= Set task =
Quote all of the data that follows exactly as written, skipping the images.

= Source excerpt =
[start]
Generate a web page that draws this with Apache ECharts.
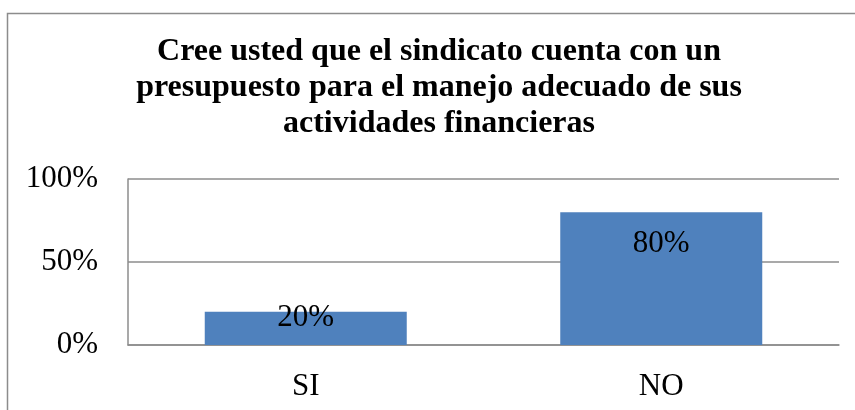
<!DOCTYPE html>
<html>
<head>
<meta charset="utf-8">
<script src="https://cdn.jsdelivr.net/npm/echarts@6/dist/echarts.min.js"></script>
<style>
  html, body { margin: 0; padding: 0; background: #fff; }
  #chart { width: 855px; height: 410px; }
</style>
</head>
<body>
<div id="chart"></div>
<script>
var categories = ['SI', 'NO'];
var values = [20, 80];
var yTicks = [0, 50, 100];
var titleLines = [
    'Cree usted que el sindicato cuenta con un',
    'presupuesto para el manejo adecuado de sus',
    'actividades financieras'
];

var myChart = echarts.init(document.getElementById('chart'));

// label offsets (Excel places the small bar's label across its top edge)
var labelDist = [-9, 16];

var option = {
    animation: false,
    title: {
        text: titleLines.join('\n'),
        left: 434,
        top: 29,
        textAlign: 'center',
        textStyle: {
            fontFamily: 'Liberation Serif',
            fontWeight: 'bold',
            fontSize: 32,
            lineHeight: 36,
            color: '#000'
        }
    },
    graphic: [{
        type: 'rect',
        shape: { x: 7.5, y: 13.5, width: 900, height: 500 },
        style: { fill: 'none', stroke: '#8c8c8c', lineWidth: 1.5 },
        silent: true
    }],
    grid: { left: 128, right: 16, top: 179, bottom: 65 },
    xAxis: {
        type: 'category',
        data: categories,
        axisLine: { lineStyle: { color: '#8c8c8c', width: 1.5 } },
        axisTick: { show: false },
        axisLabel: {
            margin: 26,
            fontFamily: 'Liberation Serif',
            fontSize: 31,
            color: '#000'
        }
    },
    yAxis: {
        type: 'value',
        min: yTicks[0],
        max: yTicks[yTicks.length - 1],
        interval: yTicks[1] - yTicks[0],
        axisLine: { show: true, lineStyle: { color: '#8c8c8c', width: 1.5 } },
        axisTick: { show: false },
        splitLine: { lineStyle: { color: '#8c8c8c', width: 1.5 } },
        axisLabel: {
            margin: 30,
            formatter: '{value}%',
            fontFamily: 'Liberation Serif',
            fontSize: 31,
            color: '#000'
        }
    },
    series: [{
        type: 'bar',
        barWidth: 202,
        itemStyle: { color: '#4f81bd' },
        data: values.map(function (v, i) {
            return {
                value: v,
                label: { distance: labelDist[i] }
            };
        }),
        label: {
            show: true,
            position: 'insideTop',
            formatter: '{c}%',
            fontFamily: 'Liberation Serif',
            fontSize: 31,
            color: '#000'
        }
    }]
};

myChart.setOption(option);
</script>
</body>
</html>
[end]
= Reply to the exercise =
Generate a web page that draws this with Apache ECharts.
<!DOCTYPE html>
<html>
<head>
<meta charset="utf-8">
<script src="https://cdn.jsdelivr.net/npm/echarts@6/dist/echarts.min.js"></script>
<style>
  html, body { margin: 0; padding: 0; background: #fff; }
  #chart { width: 855px; height: 410px; }
</style>
</head>
<body>
<div id="chart"></div>
<script>
var categories = ['SI', 'NO'];
var values = [20, 80];
var yTicks = [0, 50, 100];
var titleLines = [
    'Cree usted que el sindicato cuenta con un',
    'presupuesto para el manejo adecuado de sus',
    'actividades financieras'
];

var myChart = echarts.init(document.getElementById('chart'));

// label offsets (Excel places the small bar's label across its top edge)
var labelDist = [-9, 16];

var option = {
    animation: false,
    title: {
        text: titleLines.join('\n'),
        left: 434,
        top: 29,
        textAlign: 'center',
        textStyle: {
            fontFamily: 'Liberation Serif',
            fontWeight: 'bold',
            fontSize: 32,
            lineHeight: 36,
            color: '#000'
        }
    },
    graphic: [{
        type: 'rect',
        shape: { x: 7.5, y: 13.5, width: 900, height: 500 },
        style: { fill: 'none', stroke: '#8c8c8c', lineWidth: 1.5 },
        silent: true
    }],
    grid: { left: 128, right: 16, top: 179, bottom: 65 },
    xAxis: {
        type: 'category',
        data: categories,
        axisLine: { lineStyle: { color: '#8c8c8c', width: 1.5 } },
        axisTick: { show: false },
        axisLabel: {
            margin: 26,
            fontFamily: 'Liberation Serif',
            fontSize: 31,
            color: '#000'
        }
    },
    yAxis: {
        type: 'value',
        min: yTicks[0],
        max: yTicks[yTicks.length - 1],
        interval: yTicks[1] - yTicks[0],
        axisLine: { show: true, lineStyle: { color: '#8c8c8c', width: 1.5 } },
        axisTick: { show: false },
        splitLine: { lineStyle: { color: '#8c8c8c', width: 1.5 } },
        axisLabel: {
            margin: 30,
            formatter: '{value}%',
            fontFamily: 'Liberation Serif',
            fontSize: 31,
            color: '#000'
        }
    },
    series: [{
        type: 'bar',
        barWidth: 202,
        itemStyle: { color: '#4f81bd' },
        data: values.map(function (v, i) {
            return {
                value: v,
                label: { distance: labelDist[i] }
            };
        }),
        label: {
            show: true,
            position: 'insideTop',
            formatter: '{c}%',
            fontFamily: 'Liberation Serif',
            fontSize: 31,
            color: '#000'
        }
    }]
};

myChart.setOption(option);
</script>
</body>
</html>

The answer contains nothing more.